Comment 5 Bruno Wolff III 2009-06-19 13:28:38 UTC
Retesting on the x86_64 machine got a normal run. So maybe the system was in an odd state when I had the problem occur. I doubt there is much to be done unless I can get it to happen again.

Comment 6 Jeremy Katz 2009-06-24 15:25:33 UTC
I've been doing a fair bit of builds and haven't hit it on my x86_64 F11 box (since I haven't updated to rawhide since I'm not in the office for a few weeks and don't want to be without my build box)

If you see it again, feel free to reopen but this might just be transient device-mapper bogons :/

Comment 7 Bruno Wolff III 2009-06-24 19:21:58 UTC
That's OK. I was going to do the same thing; I just hadn't gotten to it yet.
I haven't seen the failure since (including yesterday when a spin build worked fine), so I am thinking my system probably had gotten into a weird state. And there have been updates since then so even if something had been broken then, it might not be any more.

Comment 8 Mads Kiilerich 2009-08-13 11:16:20 UTC
I just saw it with livecd-tools-024-1.fc11.i586:

Losetup add /dev/loop0 mapping to /var/tmp/imgcreate-O5x5lH/tmp-I2Cboh/ext3fs.img
Extending sparse file /var/tmp/imgcreate-O5x5lH/iso-2hBDyT/LiveOS/osmin to 67108864
Losetup add /dev/loop1 mapping to /var/tmp/imgcreate-O5x5lH/iso-2hBDyT/LiveOS/osmin
device-mapper: remove ioctl failed: Device or resource busy
Command failed
/usr/lib/python2.6/site-packages/imgcreate/errors.py:45: DeprecationWarning: BaseException.message has been deprecated as of Python 2.6
  return unicode(self.message)
Error creating Live CD : Could not remove snapshot device

and with kernel message
device-mapper: ioctl: unable to remove open device imgcreate-3660-14231

I think I have worked around this issue before by adding 1 s sleeps some places.

I think this issue is real even though it can't be reproduced reliably, so I will reopen it.

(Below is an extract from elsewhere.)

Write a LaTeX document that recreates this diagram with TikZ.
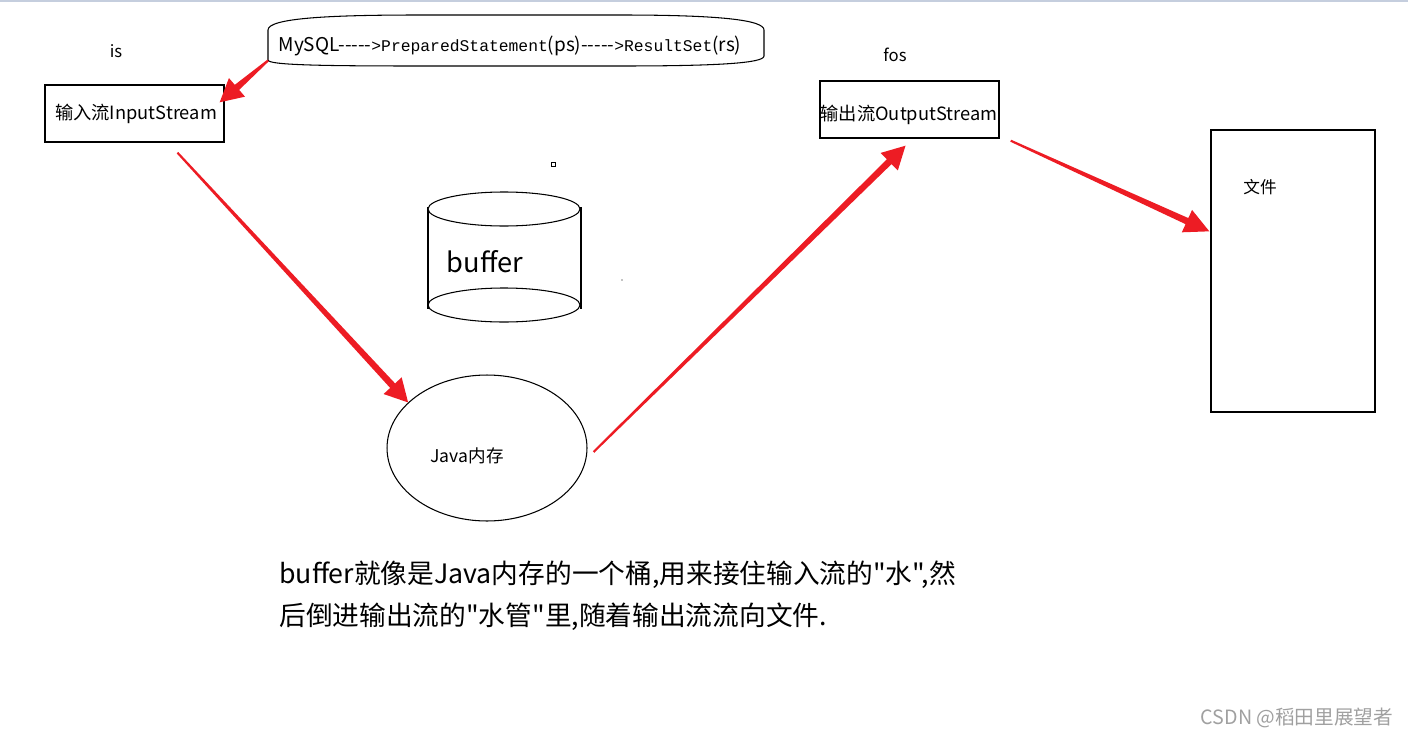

I have DeviceKit-disks-004-4.fc11.i586, so I assume that it isn't bug 488756

Comment 9 Jeremy Katz 2009-08-14 17:43:22 UTC
Where are you adding sleeps that seems to help?

Comment 10 Mads Kiilerich 2009-08-14 18:55:03 UTC
I think that something like this has helped before, but right now it works for me, so i can not confirm that it makes a difference. But I'm sure I'll notice when it happens ...

--- /usr/lib/python2.6/site-packages/imgcreate/fs.py.org	2009-08-13 13:59:23.000000000 +0200
+++ /usr/lib/python2.6/site-packages/imgcreate/fs.py	2009-08-14 17:08:04.000000000 +0200
@@ -511,7 +511,13 @@
         if not self.__created:
             return
 
-        rc = subprocess.call(["/sbin/dmsetup", "remove", self.__name])
+        for i in range(10):
+            rc = subprocess.call(["/sbin/dmsetup", "remove", self.__name])
+            if rc == 0:
+                break
+            logging.debug('%s: Error removing snapshot device %s' % (i, self.__name))
+            import time ; time.sleep(0.1)
+            import os; os.system('xeyes')
         if not ignore_errors and rc != 0:
             raise SnapshotError("Could not remove snapshot device")

But perhaps a fuser -m would be interesting here too?

It seemed to me like ignore_errors was set in too many cases.

Comment 11 Mads Kiilerich 2009-08-14 21:20:11 UTC
Got it!

...
Losetup add /dev/loop0 mapping to /var/tmp/imgcreate-xOyoxY/tmp-EHEKod/ext3fs.img
Extending sparse file /var/tmp/imgcreate-xOyoxY/iso-XAmGwe/LiveOS/osmin to 67108864
Losetup add /dev/loop1 mapping to /var/tmp/imgcreate-xOyoxY/iso-XAmGwe/LiveOS/osmin
device-mapper: remove ioctl failed: Device or resource busy
Command failed
0: Error removing snapshot device imgcreate-3546-63608
^Z
[1]+  Stopped

[root@localhost lars]# fuser -m /dev/mapper/imgcreate-3546-63608
[root@localhost lars]# killall xeyes
[root@localhost lars]# fg
Losetup remove /dev/loop1
Losetup remove /dev/loop0
Truncating sparse file /var/tmp/imgcreate-xOyoxY/iso-XAmGwe/LiveOS/osmin to 8192
Parallel mksquashfs: Using 2 processors
...

So: There is some kind of race, but the race ended before I ran fuser...

Comment 12 Jeremy Katz 2009-08-17 13:47:58 UTC
Added a sleep.  Kludgey, but if it helps, then I'll just be happy about it.